The squad first turned heads when it showed it was capable of running with some of the nation’s best at the Lehigh Paul Short Run. Iowa State placed fifth in the 47-team field, finishing just 21 points behind Harvard, which achieved national rankings as high as No. 21 during the regular season. The Cyclones ran as a pack, a strategy they would use effectively throughout the season, running the tightest spread across teams finishing inside of the top 15. All five scoring runners crossed the finish line within 25 seconds.

The Cyclone runners’ ability to quickly adapt to Smith’s training methods and race strategy also impressed the new coach.

“I was surprised to see how fast the men were able to make the transition from the summer workouts and dive right into the fall training and really take hold of the team concepts we instilled back in August,” Smith said. “The team’s adaptability was certainly a factor in the team's approach this season and played a major impact on the season's results.”

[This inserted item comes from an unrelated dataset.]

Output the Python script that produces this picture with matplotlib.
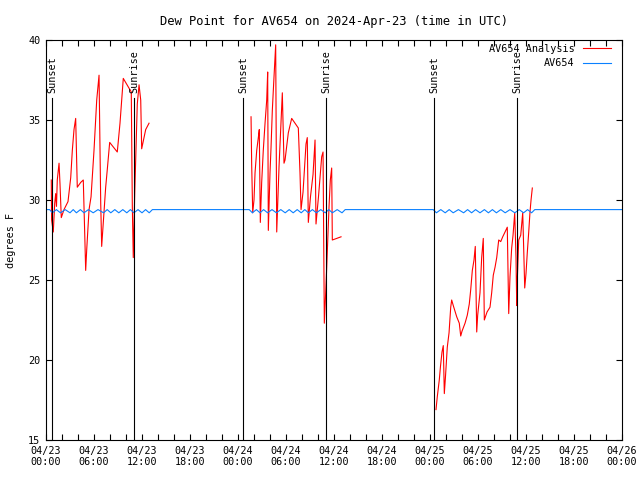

Following Paul Short, the team opted against competing at the Wisconsin adidas Invitational in favor of gaining extra time to train for the conference championships. That decision would pay off in a big way.

At the Big 12 Championships, the Cyclones were pitted against top opponents in then-ranked No. 3 Oklahoma State, No. 27 Oklahoma and No. 29 Texas. Iowa State was not intimidated and finished runner up to Oklahoma State behind All-Big 12 showings from Hrezi and Martin Coolidge, finishing seventh and 14th respectively. Again, the x-factor for the Cyclones was running as a pack. All scoring runners finished in the top-20, running a 22-second spread.

The second-place finish tied Iowa State’s highest team finish at the Big 12 Championships (1997).

The conference race also marked the first time since 2009 that the Cyclones have had two runners earn all-conference recognition, and the team’s second-place finish lifted the team into the national rankings, coming in at No. 24 in the coaches’ poll.

Entering the NCAA Midwest Regional, Iowa State needed to finish in the top two to earn an automatic bid to the NCAA Championships. The Cyclones faced stiff competition in Oklahoma State, Tulsa and Oklahoma, who ranked as high as 1st, 9th and 27th during the regular season. Iowa State would finish third behind Oklahoma State and Tulsa, but Hrezi’s fourth-place individual finish would be enough to qualify for the national championships as an individual.

The Cyclones had three runners earn All-Midwest accolades in Hrezi, Coolidge and junior Alexander Dillenbeck, each finishing among the top-25 individuals. This was the first time since 2008 that Iowa State had at least three runners earn all-region honors.

Though the season had reached its end for most of the team, Hrezi would continue to train for the NCAA Championships in hopes of accomplishing his career goal of becoming an NCAA All-American. He would need to finish among the top-40 individuals to earn the title.

The Cyclone faced formidable conditions in 30-degree temperatures and a course that was wet and muddy from excessive rain earlier in the week. Despite having to battle the elements, Hrezi was able to place 24th overall, notching the highest Cyclone men’s individual finish since 1995 (Dimitry Drozdov, 25th). The Naugatuck, Conn., native finished the 10-kilometer race in 30 minutes and 35 seconds.

At times, runners don’t get the recognition they deserve for their in-race contributions. Dillenbeck is one of those runners according to Coach Smith. Smith was quick to point out Dillenbeck’s efforts after the conference race, calling him the pack-leader. During races, Dillenbeck was responsible for quarterbacking the squad, calling moves and helping the other runners execute the team strategy. The Aurora, Colo., native filled the same role at the regional meet and was a key factor in the team’s success.

Smith believes the key to continuing to build on the team’s successes comes from a strong season on the track.

“The future of the program is going to rely on the development of our runners through the indoor and outdoor track seasons as well as through recruiting,” Smith said. “Our team has a very positive outlook after taking a nice step in the right direction this season.”